**Exercise directions:** Can you output the material exactly as written, minus any pictures it holds?

* START *

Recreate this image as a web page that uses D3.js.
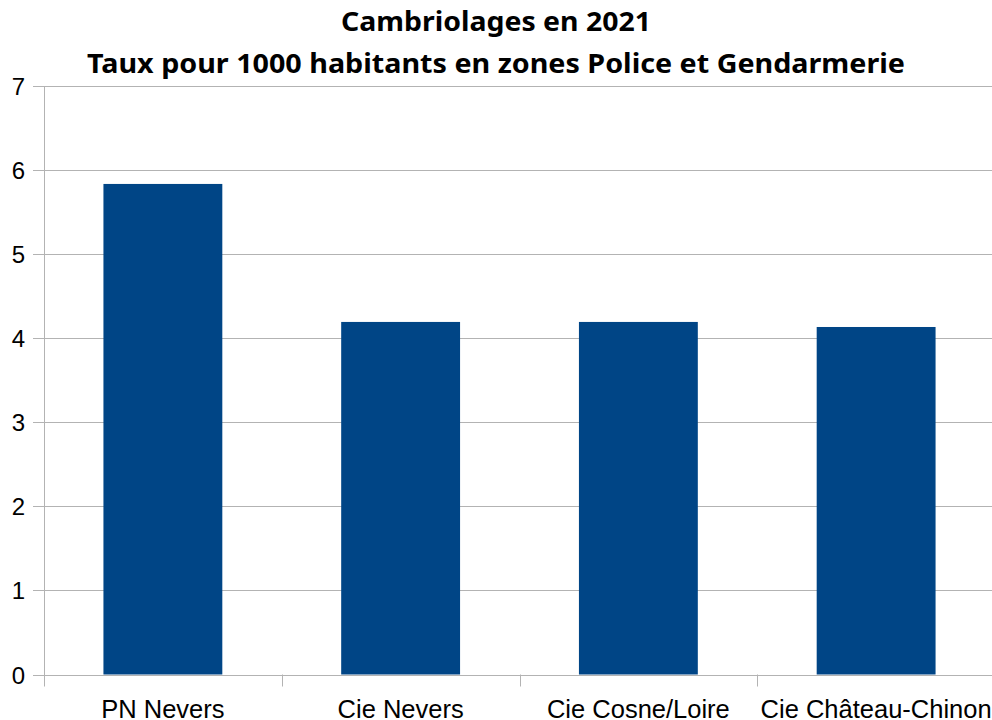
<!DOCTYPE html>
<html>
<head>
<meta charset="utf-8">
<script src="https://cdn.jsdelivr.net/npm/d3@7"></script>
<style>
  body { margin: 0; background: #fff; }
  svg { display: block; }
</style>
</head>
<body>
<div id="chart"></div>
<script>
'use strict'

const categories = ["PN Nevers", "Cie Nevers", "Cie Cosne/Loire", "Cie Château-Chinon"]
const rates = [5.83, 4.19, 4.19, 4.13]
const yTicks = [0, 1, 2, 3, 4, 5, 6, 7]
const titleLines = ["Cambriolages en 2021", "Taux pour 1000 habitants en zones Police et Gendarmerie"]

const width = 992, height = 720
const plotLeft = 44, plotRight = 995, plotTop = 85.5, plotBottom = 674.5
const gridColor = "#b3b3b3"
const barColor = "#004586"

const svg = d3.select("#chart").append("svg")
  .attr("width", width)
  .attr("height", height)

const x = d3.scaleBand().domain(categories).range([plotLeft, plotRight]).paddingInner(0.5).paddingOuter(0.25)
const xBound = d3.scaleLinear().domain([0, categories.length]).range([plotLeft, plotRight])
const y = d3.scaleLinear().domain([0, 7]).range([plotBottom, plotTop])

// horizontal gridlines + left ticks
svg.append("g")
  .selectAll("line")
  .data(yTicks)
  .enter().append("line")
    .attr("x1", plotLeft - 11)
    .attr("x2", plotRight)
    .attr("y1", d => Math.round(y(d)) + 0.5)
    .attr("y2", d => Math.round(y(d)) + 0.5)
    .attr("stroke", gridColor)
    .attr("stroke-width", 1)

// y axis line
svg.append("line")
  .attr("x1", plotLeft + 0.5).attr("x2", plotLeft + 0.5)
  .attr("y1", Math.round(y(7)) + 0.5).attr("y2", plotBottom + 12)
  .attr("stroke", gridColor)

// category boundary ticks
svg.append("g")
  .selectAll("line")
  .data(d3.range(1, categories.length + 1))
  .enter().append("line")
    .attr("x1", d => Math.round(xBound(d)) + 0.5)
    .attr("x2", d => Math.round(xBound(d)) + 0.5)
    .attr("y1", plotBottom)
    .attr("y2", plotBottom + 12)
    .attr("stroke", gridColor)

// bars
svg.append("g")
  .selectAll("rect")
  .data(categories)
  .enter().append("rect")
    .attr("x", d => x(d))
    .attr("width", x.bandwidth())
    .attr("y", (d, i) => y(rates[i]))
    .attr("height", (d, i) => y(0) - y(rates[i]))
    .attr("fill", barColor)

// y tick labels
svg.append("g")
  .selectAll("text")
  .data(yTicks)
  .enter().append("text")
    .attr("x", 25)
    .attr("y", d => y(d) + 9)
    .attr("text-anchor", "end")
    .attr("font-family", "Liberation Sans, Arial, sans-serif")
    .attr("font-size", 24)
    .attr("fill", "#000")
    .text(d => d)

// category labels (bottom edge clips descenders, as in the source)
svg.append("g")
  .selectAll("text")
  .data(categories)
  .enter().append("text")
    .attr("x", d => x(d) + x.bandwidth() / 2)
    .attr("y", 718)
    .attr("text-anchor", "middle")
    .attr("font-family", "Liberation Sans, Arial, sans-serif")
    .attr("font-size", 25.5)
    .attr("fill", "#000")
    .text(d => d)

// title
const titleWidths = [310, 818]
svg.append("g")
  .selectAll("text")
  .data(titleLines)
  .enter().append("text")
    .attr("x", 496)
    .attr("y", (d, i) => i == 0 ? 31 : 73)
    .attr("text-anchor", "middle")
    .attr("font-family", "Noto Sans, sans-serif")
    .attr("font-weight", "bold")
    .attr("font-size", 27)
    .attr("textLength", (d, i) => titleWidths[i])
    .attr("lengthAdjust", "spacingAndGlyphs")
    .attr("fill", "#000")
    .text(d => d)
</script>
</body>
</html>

* END *

**Solved problem:**
Recreate this image as a web page that uses D3.js.
<!DOCTYPE html>
<html>
<head>
<meta charset="utf-8">
<script src="https://cdn.jsdelivr.net/npm/d3@7"></script>
<style>
  body { margin: 0; background: #fff; }
  svg { display: block; }
</style>
</head>
<body>
<div id="chart"></div>
<script>
'use strict'

const categories = ["PN Nevers", "Cie Nevers", "Cie Cosne/Loire", "Cie Château-Chinon"]
const rates = [5.83, 4.19, 4.19, 4.13]
const yTicks = [0, 1, 2, 3, 4, 5, 6, 7]
const titleLines = ["Cambriolages en 2021", "Taux pour 1000 habitants en zones Police et Gendarmerie"]

const width = 992, height = 720
const plotLeft = 44, plotRight = 995, plotTop = 85.5, plotBottom = 674.5
const gridColor = "#b3b3b3"
const barColor = "#004586"

const svg = d3.select("#chart").append("svg")
  .attr("width", width)
  .attr("height", height)

const x = d3.scaleBand().domain(categories).range([plotLeft, plotRight]).paddingInner(0.5).paddingOuter(0.25)
const xBound = d3.scaleLinear().domain([0, categories.length]).range([plotLeft, plotRight])
const y = d3.scaleLinear().domain([0, 7]).range([plotBottom, plotTop])

// horizontal gridlines + left ticks
svg.append("g")
  .selectAll("line")
  .data(yTicks)
  .enter().append("line")
    .attr("x1", plotLeft - 11)
    .attr("x2", plotRight)
    .attr("y1", d => Math.round(y(d)) + 0.5)
    .attr("y2", d => Math.round(y(d)) + 0.5)
    .attr("stroke", gridColor)
    .attr("stroke-width", 1)

// y axis line
svg.append("line")
  .attr("x1", plotLeft + 0.5).attr("x2", plotLeft + 0.5)
  .attr("y1", Math.round(y(7)) + 0.5).attr("y2", plotBottom + 12)
  .attr("stroke", gridColor)

// category boundary ticks
svg.append("g")
  .selectAll("line")
  .data(d3.range(1, categories.length + 1))
  .enter().append("line")
    .attr("x1", d => Math.round(xBound(d)) + 0.5)
    .attr("x2", d => Math.round(xBound(d)) + 0.5)
    .attr("y1", plotBottom)
    .attr("y2", plotBottom + 12)
    .attr("stroke", gridColor)

// bars
svg.append("g")
  .selectAll("rect")
  .data(categories)
  .enter().append("rect")
    .attr("x", d => x(d))
    .attr("width", x.bandwidth())
    .attr("y", (d, i) => y(rates[i]))
    .attr("height", (d, i) => y(0) - y(rates[i]))
    .attr("fill", barColor)

// y tick labels
svg.append("g")
  .selectAll("text")
  .data(yTicks)
  .enter().append("text")
    .attr("x", 25)
    .attr("y", d => y(d) + 9)
    .attr("text-anchor", "end")
    .attr("font-family", "Liberation Sans, Arial, sans-serif")
    .attr("font-size", 24)
    .attr("fill", "#000")
    .text(d => d)

// category labels (bottom edge clips descenders, as in the source)
svg.append("g")
  .selectAll("text")
  .data(categories)
  .enter().append("text")
    .attr("x", d => x(d) + x.bandwidth() / 2)
    .attr("y", 718)
    .attr("text-anchor", "middle")
    .attr("font-family", "Liberation Sans, Arial, sans-serif")
    .attr("font-size", 25.5)
    .attr("fill", "#000")
    .text(d => d)

// title
const titleWidths = [310, 818]
svg.append("g")
  .selectAll("text")
  .data(titleLines)
  .enter().append("text")
    .attr("x", 496)
    .attr("y", (d, i) => i == 0 ? 31 : 73)
    .attr("text-anchor", "middle")
    .attr("font-family", "Noto Sans, sans-serif")
    .attr("font-weight", "bold")
    .attr("font-size", 27)
    .attr("textLength", (d, i) => titleWidths[i])
    .attr("lengthAdjust", "spacingAndGlyphs")
    .attr("fill", "#000")
    .text(d => d)
</script>
</body>
</html>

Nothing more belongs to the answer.